Lenders typically use the 28/36 rule to determine how much you can afford:
- 28% Rule: Your mortgage payment (PITI) should be ≤ 28% of your gross monthly income
- 36% Rule: Your total debt payments (mortgage + other debts) should be ≤ 36% of your gross monthly income
Example Calculation:
If you earn $7,000/month gross:
- Maximum mortgage payment: $7,000 × 0.28 = $1,960
- Maximum total debt payments: $7,000 × 0.36 = $2,520
Additional Considerations:
- Down payment amount (aim for at least 10-20%)
- Emergency savings (3-6 months of expenses)
- Other financial goals (retirement, education, etc.)
- Maintenance costs (1-2% of home value annually)
- Future income stability
Use our calculator to test different scenarios and find a comfortable payment that leaves room for other financial priorities.
What are the pros and cons of a 15-year vs 30-year mortgage?
15-Year Mortgage:
Pros:
- Significantly lower total interest paid (often hundreds of thousands less)
- Builds equity much faster
- Typically has a lower interest rate (0.25%-0.5% less than 30-year)
- Own your home free and clear in half the time
Cons:
- Much higher monthly payments (typically 30-50% more than 30-year)
- Less flexibility in monthly budget
- May limit other financial goals due to higher payment
- Harder to qualify for due to higher payment requirements
30-Year Mortgage:
Pros:
- Lower monthly payments (more affordable)
- More flexibility in monthly budget
- Easier to qualify for
- Can invest the difference in payments (potentially higher returns than interest saved)
- Tax benefits may be greater (more interest deducted)
Cons:
- Much higher total interest paid over the life of the loan
- Builds equity more slowly
- Typically has a slightly higher interest rate
- Takes twice as long to own your home outright
Which is Right for You?
Choose a 15-year mortgage if:
- You can comfortably afford the higher payments
- You want to be debt-free sooner
- You prioritize long-term interest savings
Choose a 30-year mortgage if:
- You want lower monthly payments
- You plan to invest the difference
- You value financial flexibility
- You might move or refinance within 5-10 years
How does private mortgage insurance (PMI) work?
Private Mortgage Insurance (PMI) is required when you make a down payment of less than 20% on a conventional loan. Here’s what you need to know:
How PMI Works:
- Protects the lender (not you) if you default on the loan
- Typically costs 0.2% to 2% of the loan amount annually
- Added to your monthly mortgage payment
- Can be paid as a single premium at closing in some cases
Example PMI Costs:
| Loan Amount | PMI Rate | Annual Cost | Monthly Cost |
|---|---|---|---|
| $250,000 | 0.5% | $1,250 | $104.17 |
| $300,000 | 1.0% | $3,000 | $250.00 |
| $400,000 | 0.8% | $3,200 | $266.67 |
How to Remove PMI:
- Automatic Termination: When your loan balance reaches 78% of the original value (based on amortization schedule)

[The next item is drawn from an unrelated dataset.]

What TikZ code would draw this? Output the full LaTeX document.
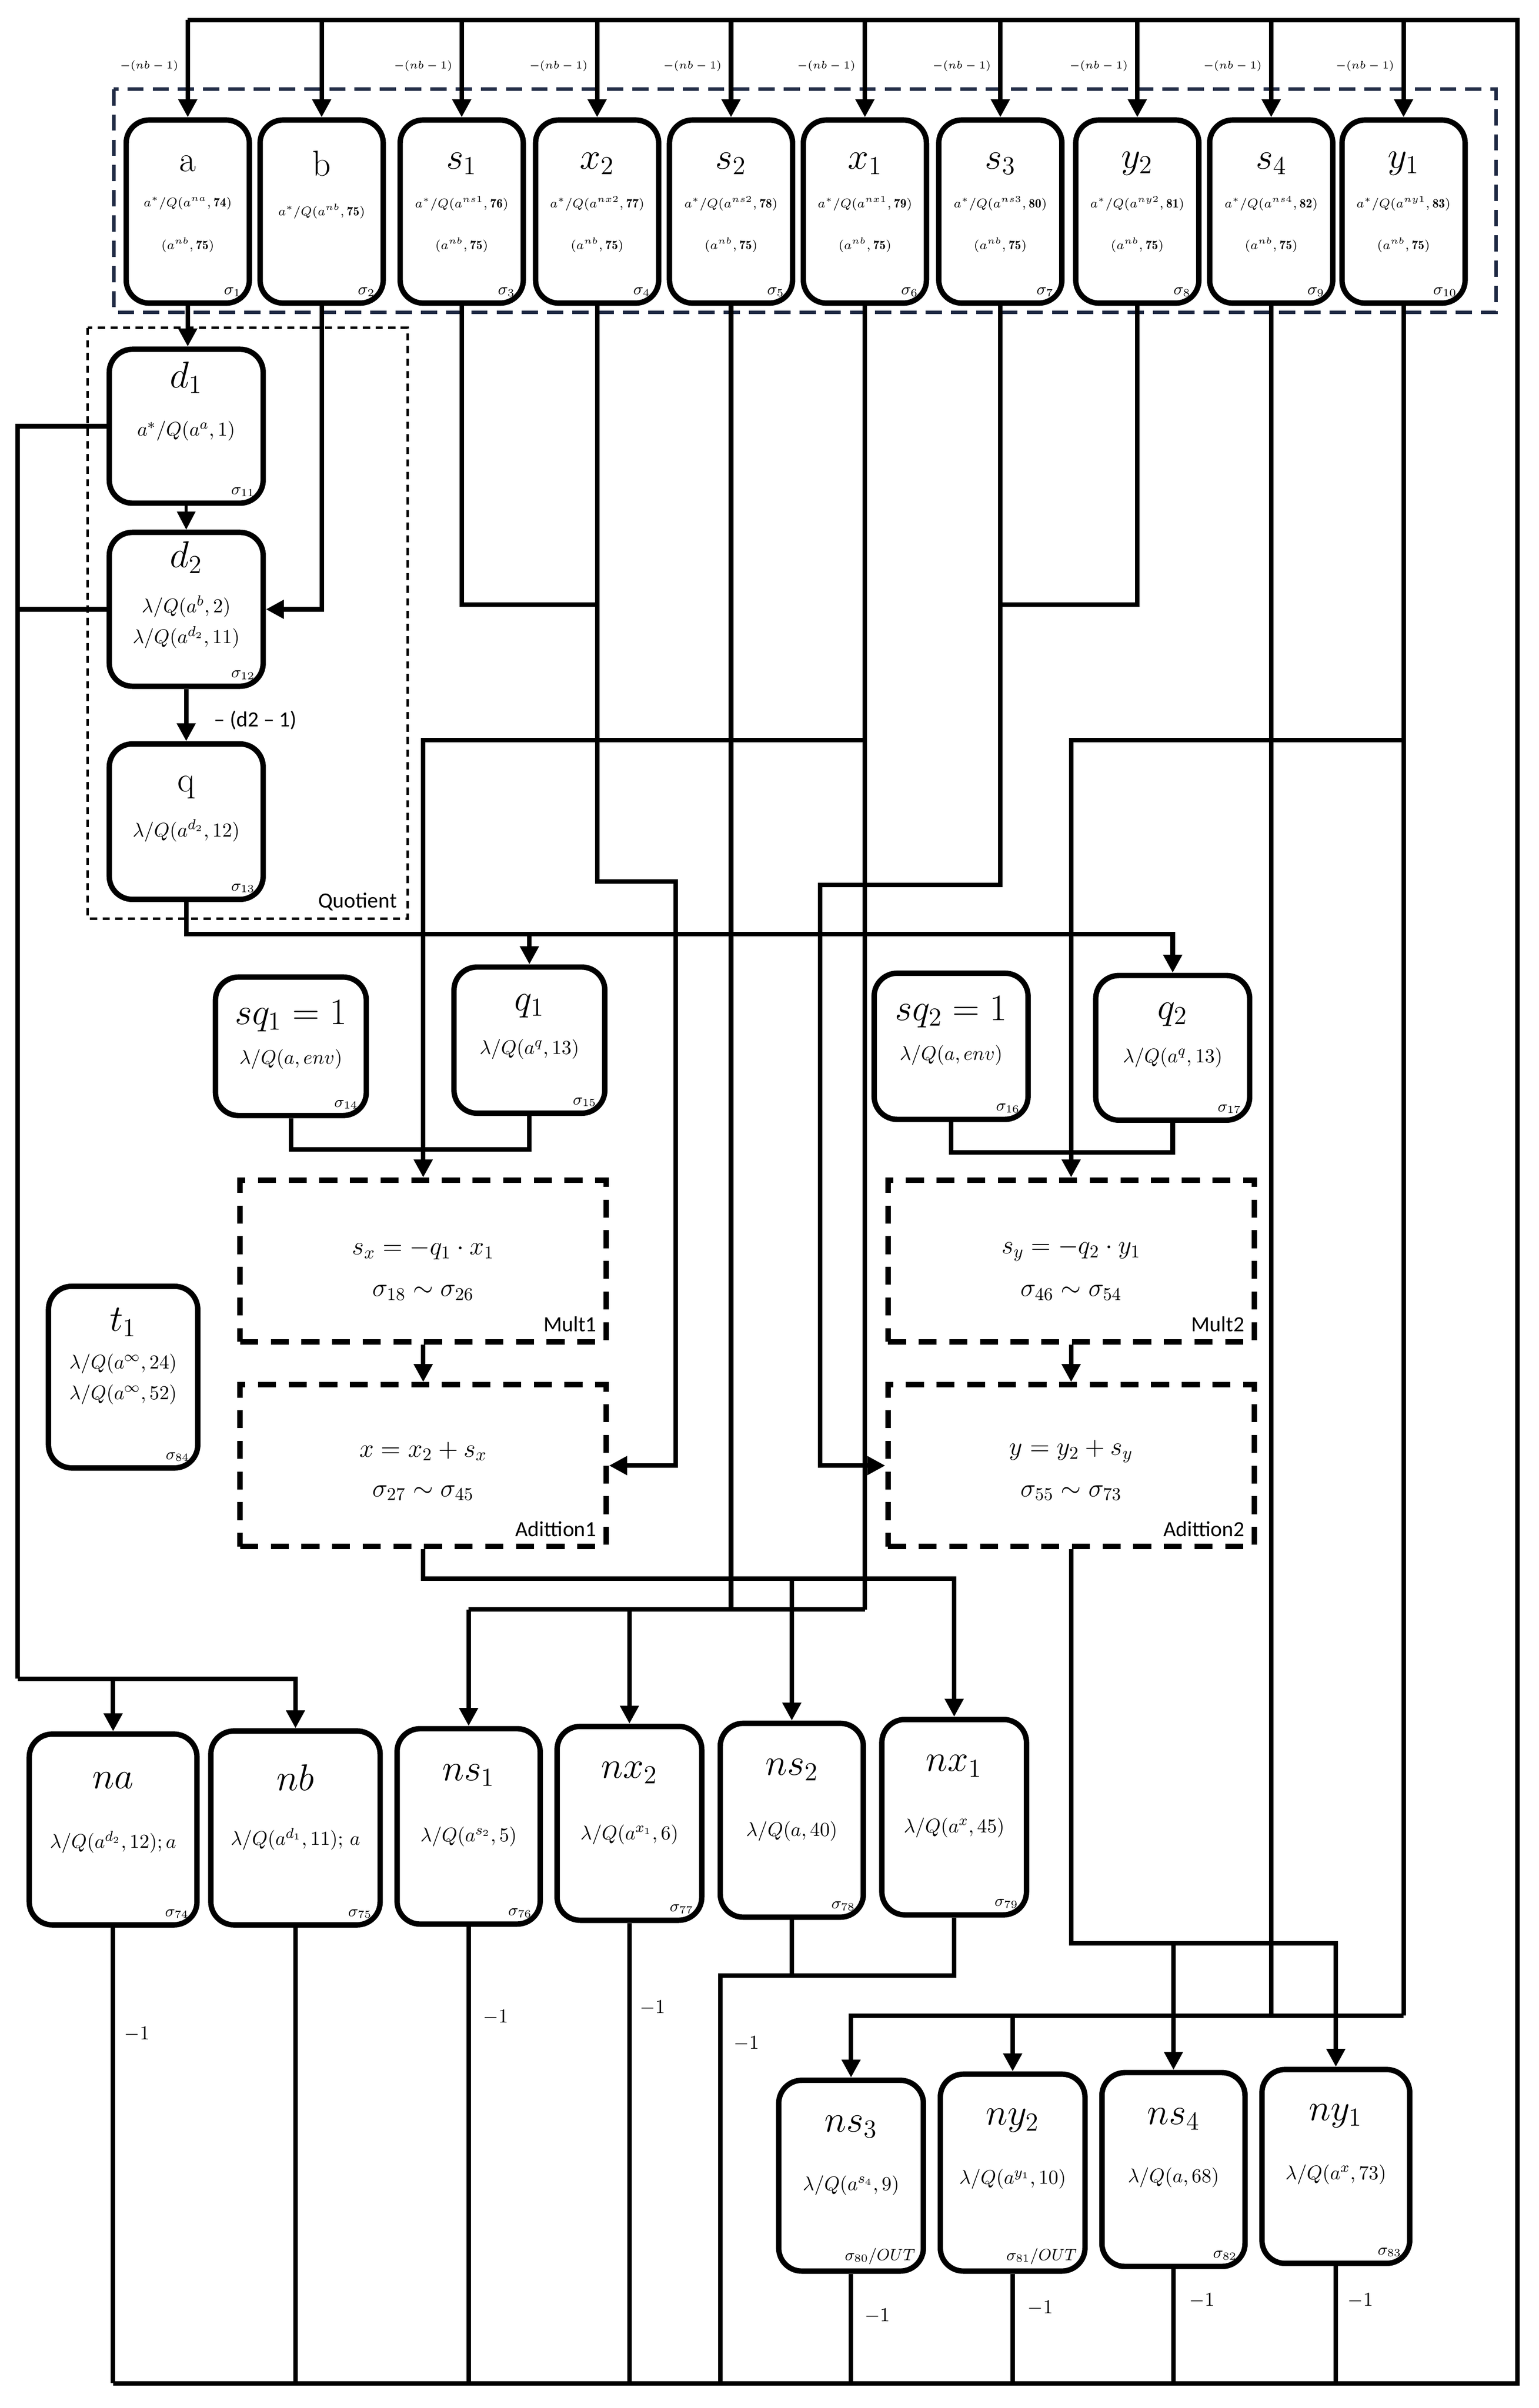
\documentclass[tikz,border=0pt]{standalone}
\usepackage{fontspec}
\setsansfont{Carlito}
\usetikzlibrary{calc,arrows.meta}
\definecolor{navy}{HTML}{1F2A44}
\begin{document}
\begin{tikzpicture}[x=0.03cm,y=-0.03cm,
 box/.style={draw,line width=3pt,rounded corners=4.5mm,inner sep=0pt,fill=white},
 dbox/.style={draw,line width=3pt,dash pattern=on 10pt off 7pt,inner sep=0pt},
 ln/.style={line width=2.5pt},
 ar/.style={line width=2.5pt,-{Triangle[length=10pt,width=10pt]}},
 big/.style={font=\fontsize{20}{22}\selectfont},
 mid/.style={font=\fontsize{11}{13}\selectfont},
 sml/.style={font=\fontsize{7}{8}\selectfont},
 sg/.style={font=\fontsize{9}{10}\selectfont,anchor=south east},
 tny/.style={font=\fontsize{6}{7}\selectfont,anchor=east},
 sfl/.style={font=\sffamily\fontsize{12}{14}\selectfont}]
\useasboundingbox (0,0) rectangle (1000,1565);
\newcommand\mybox[5]{\node[box,minimum width=#4*0.3mm,minimum height=#5*0.3mm] (#1) at (#2,#3) {};}
\newcommand\lab[4]{\node[#3] at ($(#1.north)+(0,#2)$) {#4};}
\newcommand\sgm[2]{\node[sg] at ($(#1.south east)+(-3,-2)$) {#2};}
% coordinates
\coordinate (T) at (986,13);
\coordinate (B) at (986,1549);
\coordinate (L) at (11.5,1091);
\coordinate (Qy) at (0,607);
\coordinate (Y747) at (0,747);
\coordinate (Y748) at (0,749);
\coordinate (J1) at (0,481);
\coordinate (Y393) at (0,393);
\coordinate (X2a) at (439,573);
\coordinate (S3a) at (533,575);
\coordinate (Y1046) at (0,1046);
\coordinate (Y1026) at (0,1026);
\coordinate (Y1263) at (0,1263);
\coordinate (Y1310) at (0,1310);
\coordinate (M) at (468,1284);
% dashed group boxes
\draw[navy,line width=2pt,dash pattern=on 9pt off 5pt] (74,58) rectangle (972,203);
\draw[line width=1.5pt,dash pattern=on 4pt off 3pt] (57,213) rectangle (265,597);
\node[sfl,anchor=south east] at (262,596) {Quotient};
% top nodes
\foreach \n/\x in {a/122,b/209,s1/300,x2/388,s2/475,x1/562,s3/650,y2/739,s4/826,y1/912}{
 \mybox{\n}{\x}{137.5}{80}{119}}
\lab{a}{30}{big}{a}
\lab{b}{30}{big}{b}
\lab{s1}{30}{big}{$s_1$}
\lab{x2}{30}{big}{$x_2$}
\lab{s2}{30}{big}{$s_2$}
\lab{x1}{30}{big}{$x_1$}
\lab{s3}{30}{big}{$s_3$}
\lab{y2}{30}{big}{$y_2$}
\lab{s4}{30}{big}{$s_4$}
\lab{y1}{30}{big}{$y_1$}
\lab{a}{56}{sml}{$a^*/Q(a^{na},\mathbf{74})$}
\lab{b}{61}{sml}{$a^*/Q(a^{nb},\mathbf{75})$}
\lab{s1}{56}{sml}{$a^*/Q(a^{ns1},\mathbf{76})$}
\lab{x2}{56}{sml}{$a^*/Q(a^{nx2},\mathbf{77})$}
\lab{s2}{56}{sml}{$a^*/Q(a^{ns2},\mathbf{78})$}
\lab{x1}{56}{sml}{$a^*/Q(a^{nx1},\mathbf{79})$}
\lab{s3}{56}{sml}{$a^*/Q(a^{ns3},\mathbf{80})$}
\lab{y2}{56}{sml}{$a^*/Q(a^{ny2},\mathbf{81})$}
\lab{s4}{56}{sml}{$a^*/Q(a^{ns4},\mathbf{82})$}
\lab{y1}{56}{sml}{$a^*/Q(a^{ny1},\mathbf{83})$}
\foreach \n in {a,s1,x2,s2,x1,s3,y2,s4,y1}{\lab{\n}{83}{sml}{$(a^{nb},\mathbf{75})$}}
\sgm{a}{$\sigma_1$}\sgm{b}{$\sigma_2$}\sgm{s1}{$\sigma_3$}\sgm{x2}{$\sigma_4$}\sgm{s2}{$\sigma_5$}
\sgm{x1}{$\sigma_6$}\sgm{s3}{$\sigma_7$}\sgm{y2}{$\sigma_8$}\sgm{s4}{$\sigma_9$}\sgm{y1}{$\sigma_{10}$}
% quotient nodes
\mybox{d1}{121}{277}{100}{100}
\lab{d1}{20}{big}{$d_1$}
\lab{d1}{55}{mid}{$a^*/Q(a^a,1)$}
\sgm{d1}{$\sigma_{11}$}
\mybox{d2}{121}{396}{100}{100}
\lab{d2}{18}{big}{$d_2$}
\lab{d2}{50}{mid}{$\lambda/Q(a^b,2)$}
\lab{d2}{70}{mid}{$\lambda/Q(a^{d_2},11)$}
\sgm{d2}{$\sigma_{12}$}
\mybox{q}{121}{534}{100}{101}
\lab{q}{30}{big}{q}
\lab{q}{58}{mid}{$\lambda/Q(a^{d_2},12)$}
\sgm{q}{$\sigma_{13}$}
% sq / q
\mybox{sq1}{189}{680}{98}{90}
\lab{sq1}{27}{big}{$sq_1=1$}
\lab{sq1}{55}{mid}{$\lambda/Q(a,env)$}
\sgm{sq1}{$\sigma_{14}$}
\mybox{q1}{344}{676}{98}{95}
\lab{q1}{27}{big}{$q_1$}
\lab{q1}{55}{mid}{$\lambda/Q(a^q,13)$}
\sgm{q1}{$\sigma_{15}$}
\mybox{sq2}{618}{680}{100}{95}
\lab{sq2}{27}{big}{$sq_2=1$}
\lab{sq2}{55}{mid}{$\lambda/Q(a,env)$}
\sgm{sq2}{$\sigma_{16}$}
\mybox{q2}{762}{681}{100}{94}
\lab{q2}{27}{big}{$q_2$}
\lab{q2}{55}{mid}{$\lambda/Q(a^q,13)$}
\sgm{q2}{$\sigma_{17}$}
% t1
\mybox{t1}{80}{895}{97}{118}
\lab{t1}{25}{big}{$t_1$}
\lab{t1}{52}{mid}{$\lambda/Q(a^\infty,24)$}
\lab{t1}{72}{mid}{$\lambda/Q(a^\infty,52)$}
\sgm{t1}{$\sigma_{84}$}
% mult / add
\node[dbox,minimum width=238*0.3mm,minimum height=105*0.3mm] (mult1) at (275,819.5) {};
\node[dbox,minimum width=238*0.3mm,minimum height=105*0.3mm] (add1) at (275,952.5) {};
\node[dbox,minimum width=238*0.3mm,minimum height=105*0.3mm] (mult2) at (696,819.5) {};
\node[dbox,minimum width=238*0.3mm,minimum height=105*0.3mm] (add2) at (696,952.5) {};
\lab{mult1}{47}{font=\fontsize{14}{16}\selectfont}{$s_x=-q_1\cdot x_1$}
\lab{mult1}{75}{font=\fontsize{14}{16}\selectfont}{$\sigma_{18}\sim\sigma_{26}$}
\node[sfl,anchor=south east] at ($(mult1.south east)+(-4,-4)$) {Mult1};
\lab{add1}{45}{font=\fontsize{14}{16}\selectfont}{$x=x_2+s_x$}
\lab{add1}{72}{font=\fontsize{14}{16}\selectfont}{$\sigma_{27}\sim\sigma_{45}$}
\node[sfl,anchor=south east] at ($(add1.south east)+(-4,-4)$) {Adittion1};
\lab{mult2}{47}{font=\fontsize{14}{16}\selectfont}{$s_y=-q_2\cdot y_1$}
\lab{mult2}{75}{font=\fontsize{14}{16}\selectfont}{$\sigma_{46}\sim\sigma_{54}$}
\node[sfl,anchor=south east] at ($(mult2.south east)+(-4,-4)$) {Mult2};
\lab{add2}{45}{font=\fontsize{14}{16}\selectfont}{$y=y_2+s_y$}
\lab{add2}{72}{font=\fontsize{14}{16}\selectfont}{$\sigma_{55}\sim\sigma_{73}$}
\node[sfl,anchor=south east] at ($(add2.south east)+(-4,-4)$) {Adittion2};
% bottom rows
\mybox{na}{73.5}{1189}{109}{124}
\mybox{nb}{192}{1188}{110}{126}
\mybox{ns1}{304.5}{1187}{93}{127}
\mybox{nx2}{409}{1185}{94}{126}
\mybox{ns2}{514.5}{1183}{93}{126}
\mybox{nx1}{620}{1181}{94}{127}
\mybox{ns3}{553}{1414}{94}{124}
\mybox{ny2}{658}{1412}{94}{128}
\mybox{ns4}{762.5}{1410}{93}{126}
\mybox{ny1}{868}{1408}{96}{126}
\lab{na}{32}{big}{$na$}\lab{na}{72}{mid}{$\lambda/Q(a^{d_2},12);a$}\sgm{na}{$\sigma_{74}$}
\lab{nb}{32}{big}{$nb$}\lab{nb}{72}{mid}{$\lambda/Q(a^{d_1},11);\,a$}\sgm{nb}{$\sigma_{75}$}
\lab{ns1}{32}{big}{$ns_1$}\lab{ns1}{72}{mid}{$\lambda/Q(a^{s_2},5)$}\sgm{ns1}{$\sigma_{76}$}
\lab{nx2}{32}{big}{$nx_2$}\lab{nx2}{72}{mid}{$\lambda/Q(a^{x_1},6)$}\sgm{nx2}{$\sigma_{77}$}
\lab{ns2}{32}{big}{$ns_2$}\lab{ns2}{72}{mid}{$\lambda/Q(a,40)$}\sgm{ns2}{$\sigma_{78}$}
\lab{nx1}{32}{big}{$nx_1$}\lab{nx1}{72}{mid}{$\lambda/Q(a^x,45)$}\sgm{nx1}{$\sigma_{79}$}
\lab{ns3}{32}{big}{$ns_3$}\lab{ns3}{70}{mid}{$\lambda/Q(a^{s_4},9)$}\sgm{ns3}{$\sigma_{80}/OUT$}
\lab{ny2}{32}{big}{$ny_2$}\lab{ny2}{70}{mid}{$\lambda/Q(a^{y_1},10)$}\sgm{ny2}{$\sigma_{81}/OUT$}
\lab{ns4}{32}{big}{$ns_4$}\lab{ns4}{70}{mid}{$\lambda/Q(a,68)$}\sgm{ns4}{$\sigma_{82}$}
\lab{ny1}{32}{big}{$ny_1$}\lab{ny1}{70}{mid}{$\lambda/Q(a^x,73)$}\sgm{ny1}{$\sigma_{83}$}
% feedback loop
\draw[ln] (na.south|-B) -- (B) -- (T) -- (a.north|-T);
\foreach \n in {a,b,s1,x2,s2,x1,s3,y2,s4,y1}{\draw[ar] (\n.north|-T) -- (\n.north);}
\foreach \n in {a,s1,x2,s2,x1,s3,y2,s4,y1}{\node[tny] at ($(\n.north|-T)+(-2,30)$) {$-(nb-1)$};}
\foreach \n in {na,nb,ns1,nx2,ns3,ny2,ns4,ny1}{\draw[ln] (\n.south) -- (\n.south|-B);}
\draw[ln] (ns2.south) -- (ns2.south|-M);
\draw[ln] (nx1.south) |- (M) -- (M|-B);
\foreach \p/\t in {{89,1322}/na,{322,1311}/ns1,{424,1305}/nx2,{485,1328}/ns2,{570,1505}/ns3,{676,1500}/ny2,{781,1495}/ns4,{884,1495}/ny1}{\node[mid] at (\p) {$-1$};}
% quotient
\draw[ar] (a.south) -- (a.south|-d1.north);
\draw[ar,line width=1.5pt] (d1.south) -- (d2.north);
\draw[ar] (d2.south) -- (q.north);
\node[sfl] at (166,468) {– (d2 – 1)};
\draw[ar] (b.south) |- (d2.east);
\draw[ln] (d1.west) -| (L);
\draw[ln] (d2.west) -- (d2.west-|L);
\draw[ar] (L) -| (nb.north);
\draw[ar] (na.north|-L) -- (na.north);
% q distribution
\draw[ar] (q.south) |- (q2.north|-Qy) -- (q2.north);
\draw[ar] (q1.north|-Qy) -- (q1.north);
\draw[ln] (sq1.south) |- (q1.south|-Y747) -- (q1.south);
\draw[ln] (sq2.south) |- (q2.south|-Y748) -- (q2.south);
% x / y
\draw[ln] (x1.south) -- (x1.south|-Y1046);
\draw[ar] (x1.south|-J1) -| (mult1.north);
\draw[ln] (y1.south) -- (y1.south|-Y1310);
\draw[ar] (y1.south|-Y1310) -| (ns3.north);
\draw[ar] (y1.south|-J1) -| (mult2.north);
\draw[ln] (s1.south) |- (x2.south|-Y393);
\draw[ar] (x2.south) |- (X2a) |- (add1.east);
\draw[ln] (y2.south) |- (s3.south|-Y393);
\draw[ar] (s3.south) |- (S3a) |- (add2.west);
\draw[ln] (s2.south) -- (s2.south|-Y1046);
\draw[ln] (ns1.north|-Y1046) -- (x1.south|-Y1046);
\draw[ar] (ns1.north|-Y1046) -- (ns1.north);
\draw[ar] (nx2.north|-Y1046) -- (nx2.north);
\draw[ar] (mult1.south) -- (add1.north);
\draw[ar] (mult2.south) -- (add2.north);
\draw[ar] (add1.south) |- (nx1.north|-Y1026) -- (nx1.north);
\draw[ar] (ns2.north|-Y1026) -- (ns2.north);
\draw[ar] (add2.south) |- (ny1.north|-Y1263) -- (ny1.north);
\draw[ar] (ns4.north|-Y1263) -- (ns4.north);
\draw[ln] (s4.south) -- (s4.south|-Y1310);
\draw[ar] (ny2.north|-Y1310) -- (ny2.north);
\end{tikzpicture}
\end{document}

- Request Cancellation: When your balance reaches 80% of original value (requires written request)
- Refinance: If your home value has increased significantly
- Appraisal: Get a new appraisal showing ≥20% equity
Alternatives to PMI:
- Lender-Paid MI: Higher interest rate instead of PMI
- Piggyback Loan: 80% first mortgage + 10% second mortgage + 10% down
- VA Loans: No PMI for eligible veterans
- USDA Loans: No PMI but have guarantee fees
The Consumer Financial Protection Bureau provides detailed guidance on PMI rules and removal procedures.
What closing costs should I expect when getting a mortgage?
Closing costs typically range from 2% to 5% of the home’s purchase price. Here’s a breakdown of common fees:
| Fee Type | Typical Cost | Who Pays | Notes |
|---|---|---|---|
| Loan Origination Fee | 0.5%-1% of loan | Buyer | Covers lender’s administrative costs |
| Appraisal Fee | $300-$600 | Buyer | Required by lender to assess home value |
| Credit Report Fee | $30-$50 | Buyer | Covers cost of pulling credit reports |
| Title Insurance | $500-$1,500 | Buyer (lender’s policy) | Protects against ownership disputes |
| Escrow Fees | $200-$800 | Buyer/Seller | Paid to escrow company handling funds |
| Recording Fees | $100-$300 | Buyer | County charges for recording deed |
| Survey Fee | $300-$600 | Buyer | Verifies property boundaries |
| Flood Certification | $15-$25 | Buyer | Determines if flood insurance is required |
| Prepaid Interest | Varies | Buyer | Interest from closing date to first payment |
| Homeowners Insurance | 1 year premium | Buyer | Typically $800-$1,500 |
| Property Taxes | 2-6 months | Buyer | Prepaid into escrow account |
| Discount Points | 1% of loan per point | Buyer | Optional prepaid interest to lower rate |
Tips to Reduce Closing Costs:
- Compare Loan Estimates from multiple lenders
- Negotiate with the lender to waive certain fees
- Ask the seller to contribute (seller concessions)
- Close at the end of the month to minimize prepaid interest
- Look for no-closing-cost mortgage options (higher rate instead)
Some closing costs may be tax-deductible. Consult a tax professional or see IRS Publication 530 for details.